Data lines →
-*-*-

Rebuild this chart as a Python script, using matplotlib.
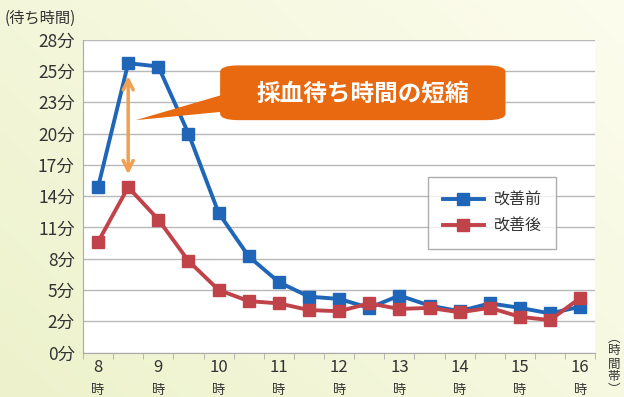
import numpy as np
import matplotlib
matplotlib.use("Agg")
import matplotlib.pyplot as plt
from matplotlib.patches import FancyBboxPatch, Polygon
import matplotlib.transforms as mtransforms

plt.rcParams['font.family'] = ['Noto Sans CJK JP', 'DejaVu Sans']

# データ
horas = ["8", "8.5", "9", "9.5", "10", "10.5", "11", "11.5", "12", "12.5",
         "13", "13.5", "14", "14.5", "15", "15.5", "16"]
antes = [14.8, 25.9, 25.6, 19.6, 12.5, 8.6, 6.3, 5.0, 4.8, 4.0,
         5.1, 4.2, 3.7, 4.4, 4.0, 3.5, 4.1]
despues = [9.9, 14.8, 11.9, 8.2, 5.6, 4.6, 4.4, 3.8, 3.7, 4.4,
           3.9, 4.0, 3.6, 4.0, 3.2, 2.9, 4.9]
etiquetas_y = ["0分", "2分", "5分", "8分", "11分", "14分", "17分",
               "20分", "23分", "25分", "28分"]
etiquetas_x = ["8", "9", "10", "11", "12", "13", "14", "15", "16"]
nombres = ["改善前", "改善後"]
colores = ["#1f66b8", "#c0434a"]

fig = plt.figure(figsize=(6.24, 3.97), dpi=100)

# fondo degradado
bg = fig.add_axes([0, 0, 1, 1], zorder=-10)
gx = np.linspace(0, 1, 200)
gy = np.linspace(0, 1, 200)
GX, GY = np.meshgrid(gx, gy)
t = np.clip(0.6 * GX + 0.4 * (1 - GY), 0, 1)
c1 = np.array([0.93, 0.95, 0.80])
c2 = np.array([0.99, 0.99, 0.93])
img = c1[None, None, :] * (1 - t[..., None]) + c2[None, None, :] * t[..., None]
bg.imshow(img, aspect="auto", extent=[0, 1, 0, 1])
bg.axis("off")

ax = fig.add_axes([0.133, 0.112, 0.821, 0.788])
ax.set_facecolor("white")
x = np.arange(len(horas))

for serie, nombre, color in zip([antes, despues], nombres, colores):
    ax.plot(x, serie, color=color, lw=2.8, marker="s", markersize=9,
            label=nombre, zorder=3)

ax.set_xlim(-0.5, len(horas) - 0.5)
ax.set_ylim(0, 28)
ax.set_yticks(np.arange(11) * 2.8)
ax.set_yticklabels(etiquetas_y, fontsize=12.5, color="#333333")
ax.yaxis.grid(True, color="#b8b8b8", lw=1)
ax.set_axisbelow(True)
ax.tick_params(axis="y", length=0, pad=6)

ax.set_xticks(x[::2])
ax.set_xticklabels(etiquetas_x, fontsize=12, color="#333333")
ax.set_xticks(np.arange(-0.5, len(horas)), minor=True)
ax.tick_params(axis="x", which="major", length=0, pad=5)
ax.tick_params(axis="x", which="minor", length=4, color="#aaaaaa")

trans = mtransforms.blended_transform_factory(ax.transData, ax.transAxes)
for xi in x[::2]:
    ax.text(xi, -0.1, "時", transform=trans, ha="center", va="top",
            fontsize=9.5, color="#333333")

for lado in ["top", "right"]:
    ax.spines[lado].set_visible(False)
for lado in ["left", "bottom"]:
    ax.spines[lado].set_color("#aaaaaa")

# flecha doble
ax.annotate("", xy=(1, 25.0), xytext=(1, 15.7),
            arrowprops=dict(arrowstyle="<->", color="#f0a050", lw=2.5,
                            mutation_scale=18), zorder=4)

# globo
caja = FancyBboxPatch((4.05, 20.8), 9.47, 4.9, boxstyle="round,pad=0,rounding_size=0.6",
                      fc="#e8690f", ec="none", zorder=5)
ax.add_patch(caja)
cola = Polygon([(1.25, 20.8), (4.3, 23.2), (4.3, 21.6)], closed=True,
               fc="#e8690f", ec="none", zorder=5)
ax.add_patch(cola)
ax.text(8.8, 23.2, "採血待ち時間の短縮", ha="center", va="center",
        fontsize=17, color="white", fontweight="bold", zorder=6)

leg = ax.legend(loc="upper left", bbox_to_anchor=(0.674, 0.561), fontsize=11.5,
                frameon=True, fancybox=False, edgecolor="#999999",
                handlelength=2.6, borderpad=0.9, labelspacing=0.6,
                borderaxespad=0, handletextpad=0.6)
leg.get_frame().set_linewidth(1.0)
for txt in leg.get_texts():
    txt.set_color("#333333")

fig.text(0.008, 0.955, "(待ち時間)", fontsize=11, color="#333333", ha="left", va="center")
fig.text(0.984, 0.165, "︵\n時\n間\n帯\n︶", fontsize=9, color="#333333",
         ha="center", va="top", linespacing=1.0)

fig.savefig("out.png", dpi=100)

-*-*-

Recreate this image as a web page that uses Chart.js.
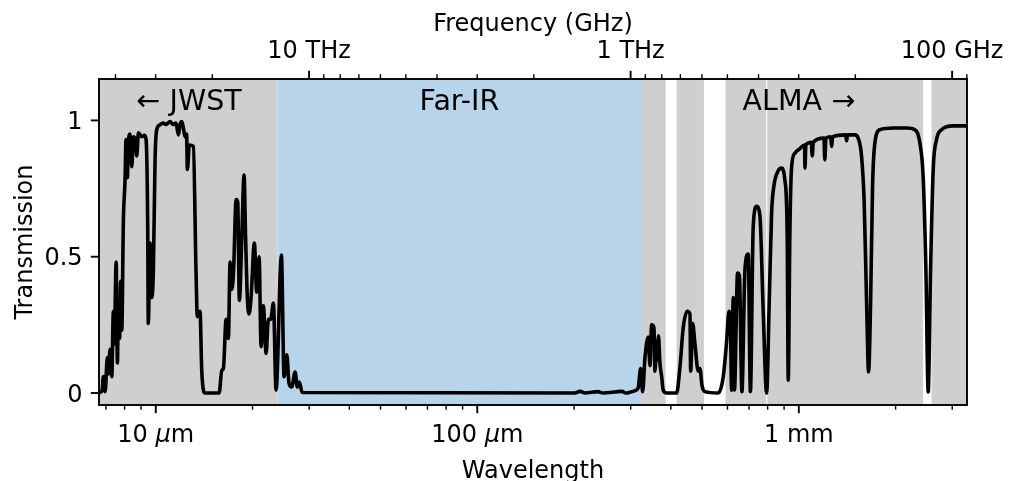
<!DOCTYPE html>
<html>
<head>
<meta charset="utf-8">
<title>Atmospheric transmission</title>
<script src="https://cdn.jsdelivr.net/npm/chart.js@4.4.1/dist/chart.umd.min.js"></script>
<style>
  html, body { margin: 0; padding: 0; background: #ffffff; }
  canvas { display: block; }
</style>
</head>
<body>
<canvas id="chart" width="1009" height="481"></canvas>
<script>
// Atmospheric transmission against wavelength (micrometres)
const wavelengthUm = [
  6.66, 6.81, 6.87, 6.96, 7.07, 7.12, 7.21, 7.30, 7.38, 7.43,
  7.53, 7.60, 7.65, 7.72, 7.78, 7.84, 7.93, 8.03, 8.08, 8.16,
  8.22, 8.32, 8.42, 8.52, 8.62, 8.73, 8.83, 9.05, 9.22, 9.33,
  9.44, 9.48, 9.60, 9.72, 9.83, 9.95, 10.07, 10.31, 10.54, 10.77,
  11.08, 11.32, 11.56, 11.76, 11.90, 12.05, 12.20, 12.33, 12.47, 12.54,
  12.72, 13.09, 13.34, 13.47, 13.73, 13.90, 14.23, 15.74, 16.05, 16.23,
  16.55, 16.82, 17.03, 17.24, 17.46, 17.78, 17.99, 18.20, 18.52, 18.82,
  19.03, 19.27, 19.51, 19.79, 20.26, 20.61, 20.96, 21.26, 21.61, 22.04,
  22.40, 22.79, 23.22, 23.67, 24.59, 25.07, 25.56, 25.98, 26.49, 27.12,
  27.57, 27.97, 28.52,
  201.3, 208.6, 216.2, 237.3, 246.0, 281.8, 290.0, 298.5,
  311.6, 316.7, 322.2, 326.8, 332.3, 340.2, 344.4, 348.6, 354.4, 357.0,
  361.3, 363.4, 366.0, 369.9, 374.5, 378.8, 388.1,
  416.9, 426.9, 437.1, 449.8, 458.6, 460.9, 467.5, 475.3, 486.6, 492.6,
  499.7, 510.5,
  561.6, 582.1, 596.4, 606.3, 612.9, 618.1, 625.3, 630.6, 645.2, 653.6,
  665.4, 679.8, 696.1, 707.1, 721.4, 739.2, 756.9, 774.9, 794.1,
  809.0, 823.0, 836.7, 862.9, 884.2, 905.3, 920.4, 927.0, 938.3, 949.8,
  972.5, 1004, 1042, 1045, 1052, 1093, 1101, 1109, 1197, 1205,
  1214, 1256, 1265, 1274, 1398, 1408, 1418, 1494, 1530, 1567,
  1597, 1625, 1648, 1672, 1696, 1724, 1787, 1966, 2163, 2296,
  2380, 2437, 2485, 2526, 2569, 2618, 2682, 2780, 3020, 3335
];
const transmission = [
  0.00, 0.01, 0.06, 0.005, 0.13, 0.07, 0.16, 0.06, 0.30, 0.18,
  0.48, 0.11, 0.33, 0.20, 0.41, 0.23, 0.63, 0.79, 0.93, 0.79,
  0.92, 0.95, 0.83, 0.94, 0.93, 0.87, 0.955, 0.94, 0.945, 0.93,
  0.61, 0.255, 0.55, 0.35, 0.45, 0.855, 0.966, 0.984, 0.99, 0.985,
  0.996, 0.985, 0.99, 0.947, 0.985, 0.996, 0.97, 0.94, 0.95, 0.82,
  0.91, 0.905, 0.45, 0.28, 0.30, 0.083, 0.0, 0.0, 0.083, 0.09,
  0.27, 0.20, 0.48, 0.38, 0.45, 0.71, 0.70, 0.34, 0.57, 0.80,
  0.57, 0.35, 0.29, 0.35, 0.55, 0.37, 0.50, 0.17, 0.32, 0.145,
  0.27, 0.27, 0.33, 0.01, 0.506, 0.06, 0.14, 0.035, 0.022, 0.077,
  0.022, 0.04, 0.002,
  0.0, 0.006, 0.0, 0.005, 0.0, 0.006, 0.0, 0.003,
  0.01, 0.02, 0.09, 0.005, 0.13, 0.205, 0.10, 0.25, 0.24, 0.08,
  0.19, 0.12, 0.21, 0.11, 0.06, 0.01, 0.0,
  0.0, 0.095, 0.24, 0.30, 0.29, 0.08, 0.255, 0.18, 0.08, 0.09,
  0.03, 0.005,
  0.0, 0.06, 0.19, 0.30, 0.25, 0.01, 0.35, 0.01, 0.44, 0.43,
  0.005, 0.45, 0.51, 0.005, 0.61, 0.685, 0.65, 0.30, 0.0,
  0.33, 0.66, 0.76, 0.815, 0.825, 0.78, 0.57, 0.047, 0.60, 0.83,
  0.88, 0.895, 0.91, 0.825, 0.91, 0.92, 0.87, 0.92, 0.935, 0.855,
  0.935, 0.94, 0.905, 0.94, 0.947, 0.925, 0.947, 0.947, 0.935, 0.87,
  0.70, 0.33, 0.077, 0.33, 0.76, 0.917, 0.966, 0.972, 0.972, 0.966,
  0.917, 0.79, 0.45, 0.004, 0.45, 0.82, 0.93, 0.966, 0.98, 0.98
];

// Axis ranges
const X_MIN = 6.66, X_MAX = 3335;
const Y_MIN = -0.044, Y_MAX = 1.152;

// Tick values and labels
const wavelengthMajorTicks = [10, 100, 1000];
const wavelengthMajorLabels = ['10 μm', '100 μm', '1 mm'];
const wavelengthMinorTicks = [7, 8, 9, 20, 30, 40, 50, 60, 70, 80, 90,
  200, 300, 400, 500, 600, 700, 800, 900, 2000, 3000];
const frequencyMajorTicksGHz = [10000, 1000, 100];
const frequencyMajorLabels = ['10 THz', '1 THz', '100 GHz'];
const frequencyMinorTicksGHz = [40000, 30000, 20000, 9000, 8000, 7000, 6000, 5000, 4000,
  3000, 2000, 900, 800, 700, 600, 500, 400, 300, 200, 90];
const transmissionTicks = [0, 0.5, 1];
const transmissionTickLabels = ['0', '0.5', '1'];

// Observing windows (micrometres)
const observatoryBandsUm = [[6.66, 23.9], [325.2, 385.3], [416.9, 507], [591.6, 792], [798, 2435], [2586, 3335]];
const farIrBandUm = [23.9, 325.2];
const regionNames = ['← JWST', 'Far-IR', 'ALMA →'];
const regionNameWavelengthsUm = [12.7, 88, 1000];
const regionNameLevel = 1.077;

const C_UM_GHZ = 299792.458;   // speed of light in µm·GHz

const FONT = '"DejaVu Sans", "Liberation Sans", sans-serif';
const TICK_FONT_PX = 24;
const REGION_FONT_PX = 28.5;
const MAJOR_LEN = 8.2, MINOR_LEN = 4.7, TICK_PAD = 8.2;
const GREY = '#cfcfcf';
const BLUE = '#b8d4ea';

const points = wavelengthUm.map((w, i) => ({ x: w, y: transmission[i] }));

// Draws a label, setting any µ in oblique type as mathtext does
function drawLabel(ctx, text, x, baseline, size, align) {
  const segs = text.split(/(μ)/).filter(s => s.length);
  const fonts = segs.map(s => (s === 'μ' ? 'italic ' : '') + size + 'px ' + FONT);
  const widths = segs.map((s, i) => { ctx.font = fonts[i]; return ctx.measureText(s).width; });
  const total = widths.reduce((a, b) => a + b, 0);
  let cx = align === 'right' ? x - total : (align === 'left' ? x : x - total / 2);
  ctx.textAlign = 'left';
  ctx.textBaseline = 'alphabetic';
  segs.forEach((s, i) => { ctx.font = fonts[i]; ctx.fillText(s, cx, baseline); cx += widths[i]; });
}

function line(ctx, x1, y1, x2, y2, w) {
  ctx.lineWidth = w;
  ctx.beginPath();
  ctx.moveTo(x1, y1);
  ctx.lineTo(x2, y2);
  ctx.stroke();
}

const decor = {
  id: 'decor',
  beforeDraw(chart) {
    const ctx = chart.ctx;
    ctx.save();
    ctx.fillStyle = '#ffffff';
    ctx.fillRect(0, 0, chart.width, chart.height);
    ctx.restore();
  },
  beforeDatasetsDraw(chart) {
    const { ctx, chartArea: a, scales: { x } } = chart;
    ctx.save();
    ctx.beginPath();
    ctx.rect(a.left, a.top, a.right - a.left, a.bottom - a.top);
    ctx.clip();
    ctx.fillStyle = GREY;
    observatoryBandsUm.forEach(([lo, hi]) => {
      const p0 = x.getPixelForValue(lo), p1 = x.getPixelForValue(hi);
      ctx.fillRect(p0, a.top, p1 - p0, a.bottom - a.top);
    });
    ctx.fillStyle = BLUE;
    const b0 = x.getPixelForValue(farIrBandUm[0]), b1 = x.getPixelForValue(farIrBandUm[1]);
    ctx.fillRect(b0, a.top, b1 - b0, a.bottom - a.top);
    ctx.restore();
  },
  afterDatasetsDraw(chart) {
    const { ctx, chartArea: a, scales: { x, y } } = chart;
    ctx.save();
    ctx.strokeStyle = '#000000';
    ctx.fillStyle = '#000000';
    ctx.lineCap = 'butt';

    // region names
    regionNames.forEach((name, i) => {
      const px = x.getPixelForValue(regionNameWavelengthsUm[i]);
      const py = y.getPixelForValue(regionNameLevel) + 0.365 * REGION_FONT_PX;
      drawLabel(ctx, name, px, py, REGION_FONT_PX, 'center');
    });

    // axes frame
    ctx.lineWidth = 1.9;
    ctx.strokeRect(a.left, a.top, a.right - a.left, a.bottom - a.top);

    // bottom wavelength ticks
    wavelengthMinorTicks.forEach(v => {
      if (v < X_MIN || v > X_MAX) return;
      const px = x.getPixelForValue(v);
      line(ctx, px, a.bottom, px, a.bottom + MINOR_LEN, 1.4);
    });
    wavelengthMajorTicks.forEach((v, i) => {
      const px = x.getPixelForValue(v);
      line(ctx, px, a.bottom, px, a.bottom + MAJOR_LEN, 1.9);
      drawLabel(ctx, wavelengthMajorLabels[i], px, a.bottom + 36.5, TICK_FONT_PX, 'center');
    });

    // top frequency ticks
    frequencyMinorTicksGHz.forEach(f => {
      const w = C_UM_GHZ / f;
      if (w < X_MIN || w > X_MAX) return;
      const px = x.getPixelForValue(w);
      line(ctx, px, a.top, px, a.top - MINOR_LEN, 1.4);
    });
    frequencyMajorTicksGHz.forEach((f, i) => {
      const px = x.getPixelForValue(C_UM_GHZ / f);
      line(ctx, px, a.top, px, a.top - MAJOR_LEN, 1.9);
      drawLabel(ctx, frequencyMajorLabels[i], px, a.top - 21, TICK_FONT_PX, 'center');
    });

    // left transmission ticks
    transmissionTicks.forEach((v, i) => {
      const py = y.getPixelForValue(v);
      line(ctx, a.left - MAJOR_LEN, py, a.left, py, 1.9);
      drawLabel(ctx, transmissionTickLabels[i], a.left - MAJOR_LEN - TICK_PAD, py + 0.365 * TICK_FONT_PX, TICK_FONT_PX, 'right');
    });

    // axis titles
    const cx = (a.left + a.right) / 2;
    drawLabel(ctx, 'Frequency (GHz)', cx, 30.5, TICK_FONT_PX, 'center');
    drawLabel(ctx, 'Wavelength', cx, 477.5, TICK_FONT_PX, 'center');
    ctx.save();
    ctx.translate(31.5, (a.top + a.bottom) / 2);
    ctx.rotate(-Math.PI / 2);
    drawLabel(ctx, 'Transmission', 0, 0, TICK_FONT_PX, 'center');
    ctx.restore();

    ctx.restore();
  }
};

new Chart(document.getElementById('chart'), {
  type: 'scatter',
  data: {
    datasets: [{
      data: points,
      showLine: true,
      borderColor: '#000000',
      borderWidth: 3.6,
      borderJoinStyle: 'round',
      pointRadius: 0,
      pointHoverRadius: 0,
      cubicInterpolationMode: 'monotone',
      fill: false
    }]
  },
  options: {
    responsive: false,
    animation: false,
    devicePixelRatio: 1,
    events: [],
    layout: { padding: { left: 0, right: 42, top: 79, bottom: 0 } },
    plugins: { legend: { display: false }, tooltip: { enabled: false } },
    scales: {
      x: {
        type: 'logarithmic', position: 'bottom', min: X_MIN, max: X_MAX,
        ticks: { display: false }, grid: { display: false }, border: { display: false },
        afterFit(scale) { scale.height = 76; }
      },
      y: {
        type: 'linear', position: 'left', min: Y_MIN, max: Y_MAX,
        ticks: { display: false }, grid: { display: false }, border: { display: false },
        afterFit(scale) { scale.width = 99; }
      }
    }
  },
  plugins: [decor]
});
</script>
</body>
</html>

-*-*-

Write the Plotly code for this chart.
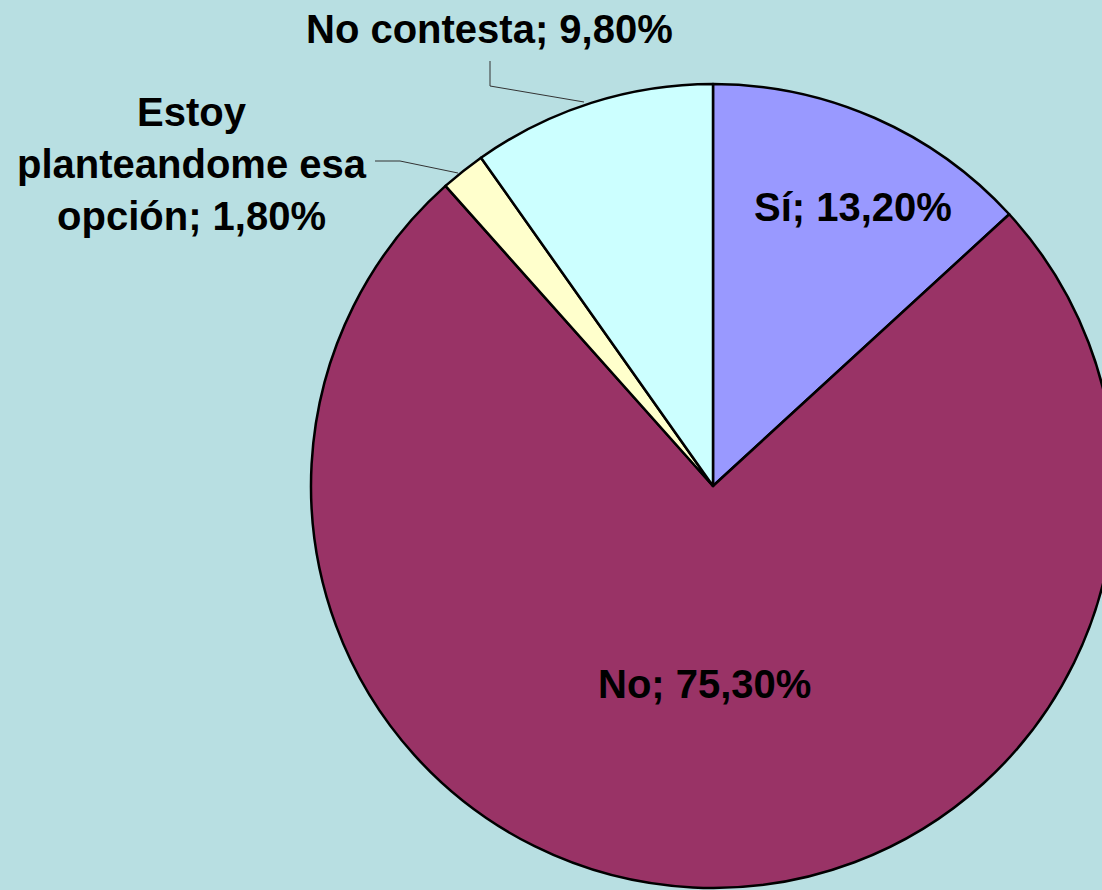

-*-*-

Set task → Look above for the line with "Rebuild this chart" and copy exactly from it through the line with "fig = plt.figure(figsize=(6.24, 3.97), dpi=100)", both included. Omit the pictures.

Task result →
Rebuild this chart as a Python script, using matplotlib.
import numpy as np
import matplotlib
matplotlib.use("Agg")
import matplotlib.pyplot as plt
from matplotlib.patches import FancyBboxPatch, Polygon
import matplotlib.transforms as mtransforms

plt.rcParams['font.family'] = ['Noto Sans CJK JP', 'DejaVu Sans']

# データ
horas = ["8", "8.5", "9", "9.5", "10", "10.5", "11", "11.5", "12", "12.5",
         "13", "13.5", "14", "14.5", "15", "15.5", "16"]
antes = [14.8, 25.9, 25.6, 19.6, 12.5, 8.6, 6.3, 5.0, 4.8, 4.0,
         5.1, 4.2, 3.7, 4.4, 4.0, 3.5, 4.1]
despues = [9.9, 14.8, 11.9, 8.2, 5.6, 4.6, 4.4, 3.8, 3.7, 4.4,
           3.9, 4.0, 3.6, 4.0, 3.2, 2.9, 4.9]
etiquetas_y = ["0分", "2分", "5分", "8分", "11分", "14分", "17分",
               "20分", "23分", "25分", "28分"]
etiquetas_x = ["8", "9", "10", "11", "12", "13", "14", "15", "16"]
nombres = ["改善前", "改善後"]
colores = ["#1f66b8", "#c0434a"]

fig = plt.figure(figsize=(6.24, 3.97), dpi=100)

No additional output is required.